PASADENA, Calif. (KABC) — What if you had all six winning Powerball numbers, but couldn’t claim the jackpot? It happened to one Pasadena woman. Margit Arrobio purchased five Powerball tickets at a local Shell gas station Wednesday evening for a chance to win that night’s jackpot, which at the time was $360 million. The next morning, Arrobio tuned into ABC’s Good Morning America for the winning numbers and found out that her card matched all six numbers, but the television show reported that no winning ticket had been sold. So what was the problem? Arrobio bought her ticket a little too late. “I called my gas station where I bought the ticket and I said, ‘I don’t get it. I have every number and yet they say there’s no winner,'” Arrobio said. The person at the gas station asked her what time she made the purchase, and that’s when Arrobio realized she’d bought the ticket around 8 p.m., about an hour after the numbers had already been announced. Arrobio said she was first shocked and then disappointed. The Powerball jackpot climbed up to $590.5 million on Saturday. The single winning ticket was sold at a supermarket in Florida.
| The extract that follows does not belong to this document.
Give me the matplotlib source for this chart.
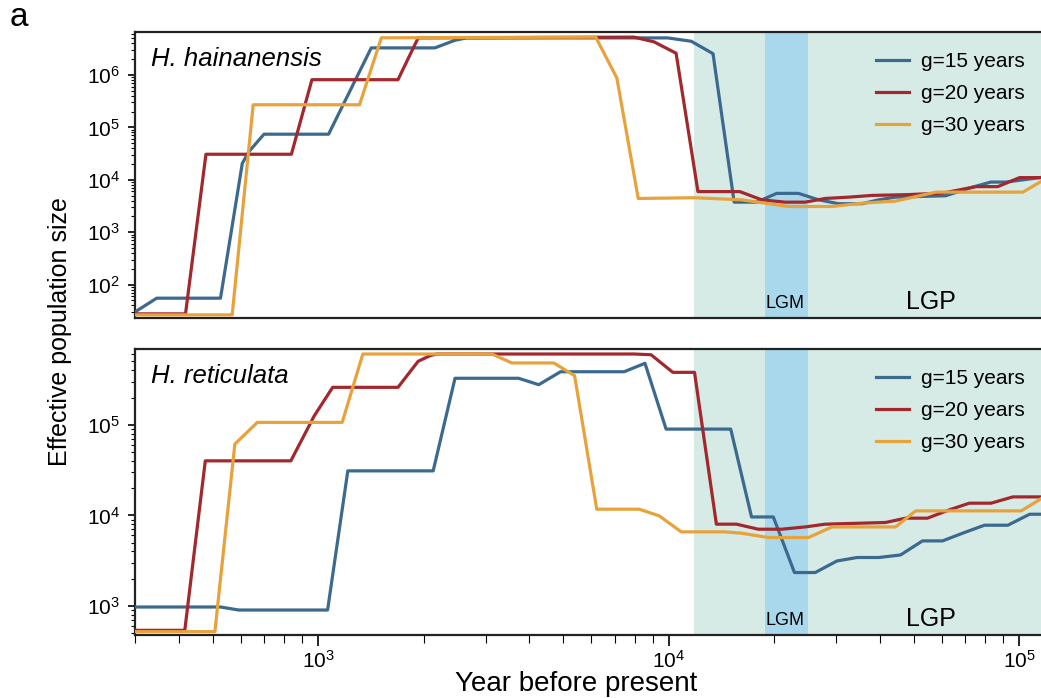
import numpy as np
import matplotlib
matplotlib.use("Agg")
import matplotlib.pyplot as plt

plt.rcParams['font.family'] = ['Liberation Sans', 'DejaVu Sans']

# ---- data: H. hainanensis (top panel) ----
hai_g15_x = [300, 346, 526, 607, 634, 700, 1070, 1416, 2151, 2455, 2650, 9934, 11590, 13370, 15360,
             17800, 20310, 23440, 26730, 30520, 35610, 39760, 44280, 61600, 73620, 82880, 91540, 117700]
hai_g15_y = [30, 55, 55, 20600, 34500, 74100, 74100, 3.29e6, 3.29e6, 4.6e6, 5.1e6, 5.1e6, 4.4e6, 2.55e6, 3740,
             3740, 5500, 5500, 4150, 3490, 3490, 4150, 4660, 4950, 7240, 9040, 9040, 11270]

hai_g20_x = [300, 418, 478, 838, 959, 1688, 1927, 7954, 9074, 10490, 12110, 15940, 18400, 21460,
             24490, 27950, 32620, 38020, 47400, 60390, 75220, 86820, 100200, 117700]
hai_g20_y = [27.6, 27.6, 30700, 30700, 813000, 813000, 5.1e6, 5.28e6, 4.29e6, 2.6e6, 5950, 5950, 4150, 3740,
             3740, 4400, 4660, 5030, 5190, 5560, 7400, 7400, 11000, 11000]

hai_g30_x = [300, 568, 652, 1311, 1513, 6186, 7108, 8180, 11840, 16120, 21940, 29210, 35610, 44280,
             57780, 102400, 117700]
hai_g30_y = [26.4, 26.4, 270000, 270000, 5.12e6, 5.28e6, 877000, 4400, 4540, 4150, 3090, 3090, 3580, 3910,
             5810, 5810, 10050]

# ---- data: H. reticulata (bottom panel) ----
ret_g15_x = [300, 526, 593, 1063, 1214, 2127, 2455, 3728, 4256, 4911, 7458, 8551, 9824, 15020, 17220,
             19870, 22830, 26160, 30180, 34440, 39760, 45840, 52920, 60390, 69700, 79530, 92750, 107000, 117700]
ret_g15_y = [975, 975, 903, 903, 31000, 31000, 326000, 326000, 277000, 385000, 385000, 477000, 89600, 89600, 9610,
             9610, 2340, 2340, 3140, 3430, 3430, 3660, 5230, 5230, 6470, 7790, 7790, 10300, 10300]

ret_g20_x = [300, 416, 476, 835, 974, 1099, 1688, 1927, 2081, 2175, 7954, 8897, 10270, 11840, 13670, 15600,
             18000, 20990, 24490, 27950, 41530, 47400, 54700, 63100, 72000, 83070, 95850, 117700]
ret_g20_y = [539, 539, 40000, 40000, 125700, 259000, 259000, 502000, 578000, 604000, 604000, 593000, 379000, 379000,
             8000, 8000, 7040, 7040, 7460, 8000, 8350, 9320, 9320, 11500, 13640, 13640, 16000, 16000]

ret_g30_x = [300, 507, 578, 670, 1170, 1340, 3129, 3569, 4698, 5386, 6229, 8236, 9398, 10850, 14440, 16120,
             19230, 25040, 29210, 44360, 50620, 101300, 117700]
ret_g30_y = [521, 521, 61200, 106300, 106300, 604000, 604000, 481000, 481000, 348000, 11710, 11710, 9870, 6580,
             6580, 6360, 5700, 5700, 7460, 7460, 11220, 11220, 16000]

labels = ['g=15 years', 'g=20 years', 'g=30 years']
colors = ['#3c6a8e', '#a3282d', '#e8a23c']

lgp_start, x_end = 11800, 117700
lgm_start, lgm_end = 18800, 25000

fig = plt.figure(figsize=(10.41, 6.98), dpi=100)
ax1 = fig.add_axes([0.1297, 0.5444, 0.8733, 0.4097])
ax2 = fig.add_axes([0.1297, 0.0903, 0.8733, 0.4097], sharex=ax1)

panels = [
    (ax1, 'H. hainanensis', [(hai_g15_x, hai_g15_y), (hai_g20_x, hai_g20_y), (hai_g30_x, hai_g30_y)], (23, 6.6e6)),
    (ax2, 'H. reticulata', [(ret_g15_x, ret_g15_y), (ret_g20_x, ret_g20_y), (ret_g30_x, ret_g30_y)], (479, 6.86e5)),
]

for ax, name, series, ylim in panels:
    ax.set_xscale('log')
    ax.set_yscale('log')
    ax.axvspan(lgp_start, x_end * 2, color='#d6ebe6', lw=0, zorder=0)
    ax.axvspan(lgm_start, lgm_end, color='#a9d8ec', lw=0, zorder=1)
    for (xs, ys), c, lab in zip(series, colors, labels):
        ax.plot(xs, ys, color=c, lw=2.3, label=lab, zorder=3)
    ax.set_xlim(300, x_end)
    ax.set_ylim(*ylim)
    ax.text(0.018, 0.905, name, transform=ax.transAxes, fontsize=18.5, style='italic',
            va='center', ha='left')
    ax.text(0.715, 0.052, 'LGM', transform=ax.transAxes, fontsize=13, ha='center', va='center')
    ax.text(0.876, 0.055, 'LGP', transform=ax.transAxes, fontsize=18, ha='center', va='center')
    ax.legend(loc='upper right', bbox_to_anchor=(1.0, 0.995), frameon=False, fontsize=15,
              handlelength=1.6, handletextpad=0.6, labelspacing=0.62)
    for s in ax.spines.values():
        s.set_linewidth(1.6)
        s.set_color('#222222')
    ax.spines['right'].set_visible(False)
    ax.tick_params(axis='y', which='major', direction='out', length=5, width=1.2, labelsize=15, pad=6)
    ax.tick_params(axis='y', which='minor', direction='out', length=3, width=0.8)
    ax.yaxis.set_minor_locator(matplotlib.ticker.LogLocator(base=10, subs=np.arange(2, 10)))
    ax.yaxis.set_minor_formatter(matplotlib.ticker.NullFormatter())

ax1.tick_params(axis='x', which='both', bottom=False, labelbottom=False)
ax2.tick_params(axis='x', which='major', direction='out', length=8, width=1.2, labelsize=15, pad=3)
ax2.tick_params(axis='x', which='minor', direction='out', length=6, width=0.8)

fig.text(0.058, 0.525, 'Effective population size', rotation=90, fontsize=18, ha='center', va='center')
fig.text(0.553, 0.01, 'Year before present', fontsize=20, ha='center', va='baseline')
fig.text(0.009, 0.975, 'a', fontsize=24, ha='left', va='center')

fig.savefig('out.png', dpi=100)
The only solution in situations like this is to immediately kill yourself. There’s absolutely no consolation after thinking you’ve won $360 million and finding out you won absolutely nothing. Whether you’re the one person left out of the winning office pool or you lose your winning ticket or the numbers you always play come up as winners on a night you missed, whatever. No matter what the circumstances are, when you think you’ve just one hundreds of millions of dollars only to come to the realization that you didn’t win dick and you have to continue living your shitty life, you gotta just off yourself.
Not before killing the dickhead at the gas station who sold you that bogus ticket first though. The fuck is that guy’s problem? Is that his idea of some funny prank? Print up a winner that you know isn’t eligible? Or is he just an idiot selling tickets to old jackpots whenever he wants? Either way that guy needs to be murdered. Instead this chick is just sitting around smiling for the camera flashing her winning-but-not-winning lottery tickets like its some funny story. I tip my cap to you, lady. We’d be staring down the barrel of a murder/suicide or at the very least a dangerous, dangerous bender if it was me in your shoes.